For me, this living and investing overseas thing has never been either-or.
When I moved from Baltimore, Maryland, to Waterford, Ireland, some 26 years ago, I wasn’t looking to cut the United States out of my life.
I didn’t run from the States. I dove toward opportunity.
It’s been a journey of more than two-and-a-half decades that has seen Lief and me reinventing our lives in series. Along the way, in each place where we and our children have landed, we’ve put down roots, and become part of the community…
From Ireland to Paris to Panama to, as of this year, Woodstock, Illinois.
Our ever-evolving plan now has us back in the States, at least some of the time.
We’ve navigated our journey to accommodate our children’s best interests… our business agendas… investment opportunities… and, at this stage, aging parents… perpetually adjusting as circumstances continue to evolve.
It hasn’t always been easy to manage the competing agendas…
And, in truth, our family and friends haven’t always understood.
Start Your New Life Today, Overseas
I make the point to prepare you… for, when you tell your nearest and dearest that you’re thinking about moving to a new country for your retirement, their responses likely will range from bemusement to shock or horror.
They might even suggest that you’ve flat out lost your mind.
My family still doesn’t get it.
As I share in my memoir “At Home In Ireland,” when I announced nearly 30 years ago that I was making plans to relocate from the East Coast of the United States to the southeast coast of Ireland, they humored me at first by saying nothing.
Then, when they realized that the planning stage was moving into the moving stage, they got vocal.
My mother cried.
My sister wondered if a move like this could possibly be in the best interest of her niece, my 8-year-old daughter Kaitlin.
My aunt asked how I could be so heartless as to take my mother and father’s grandchild so far away from them.
Our first year in Ireland, we heard little from my family. Then I became pregnant with my second child, Jackson, and my mother and father put their misgivings about our international relocation aside and finally came to visit.

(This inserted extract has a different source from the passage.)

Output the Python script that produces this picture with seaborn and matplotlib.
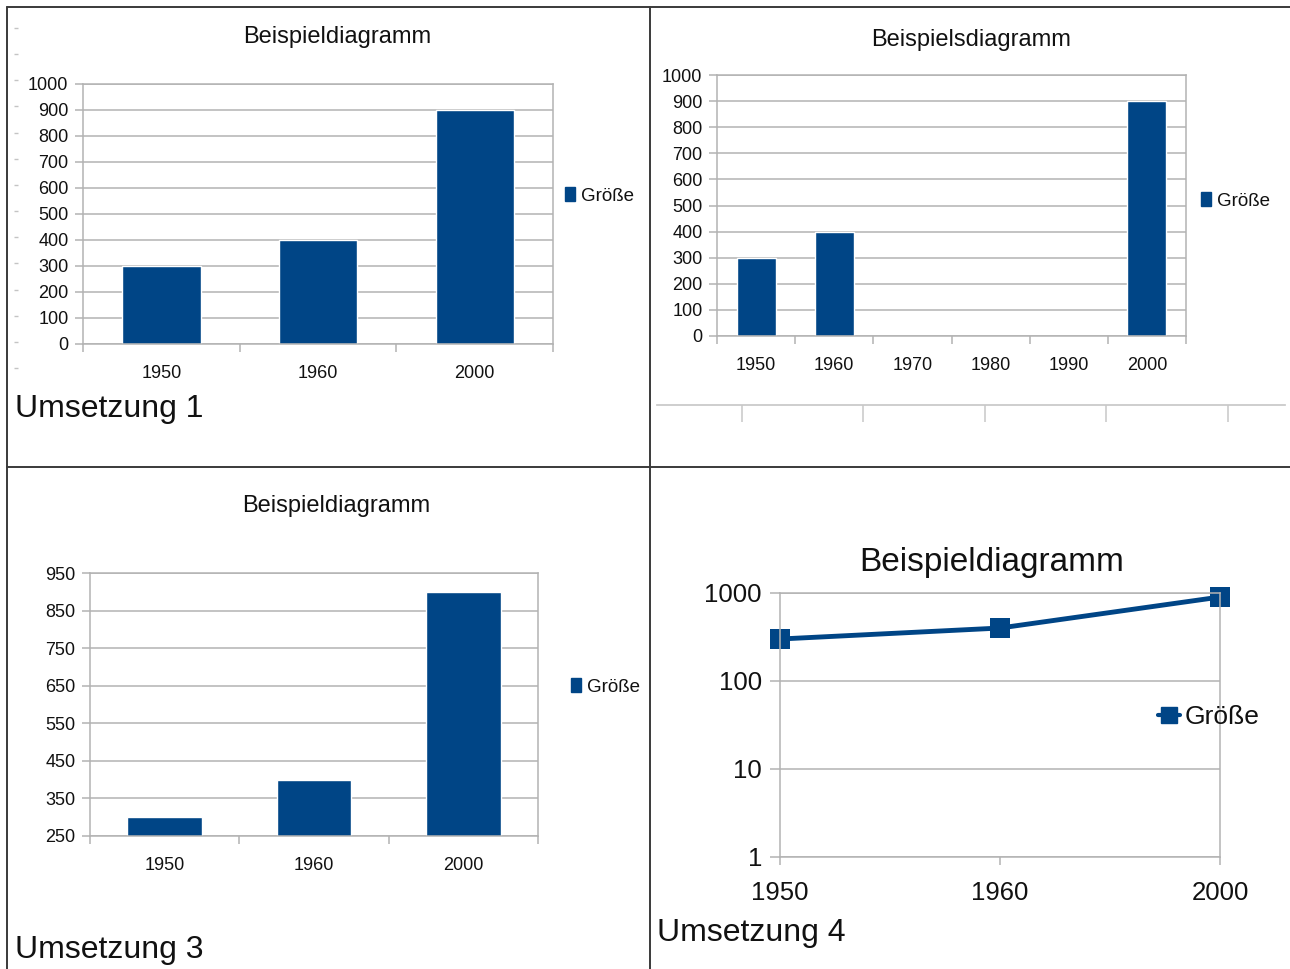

Years later, when I called my mother to tell her we intended to move again, this time from Waterford, Ireland, to Paris, France, she responded at first, again, with silence.

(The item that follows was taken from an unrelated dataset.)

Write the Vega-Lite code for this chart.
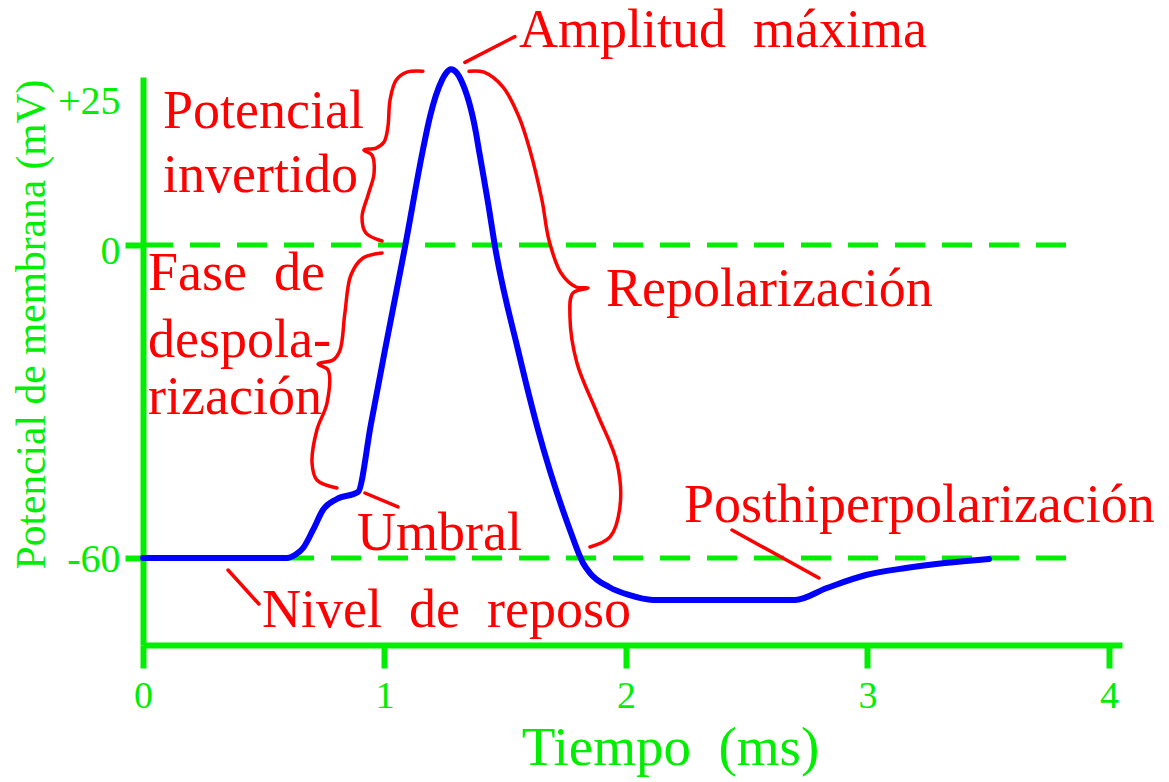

Then, after an awkward pause, “Don’t the French hate Americans?”
Many phone calls and months later, my mom finally came to visit us in the City of Light. The morning we escorted her to the airport for her return flight to the States after she’d spent 10 days with us in Paris, she turned and said, “I was wrong not to have come sooner. You’re right. The French are fine, and this city is beautiful.”
Then, four years later, another phone call…
“Mom, we’re moving to Panama!” I called to exclaim one morning.
Silence.
Followed by…
“But I thought you loved Paris? Why would you move again now? Where will Jack go to school? Isn’t it miserably hot in Panama? What about your lovely apartment in Paris? You’re not going to give that up, are you?”
Lief and I are on a different track than many, and we long ago gave up on the hope that others would understand.
The lifestyle we’ve chosen doesn’t have to make sense to everyone else. It makes sense to us.
By the same token, your plan need make sense only to you.
We’ll do our best to support you as you work through it.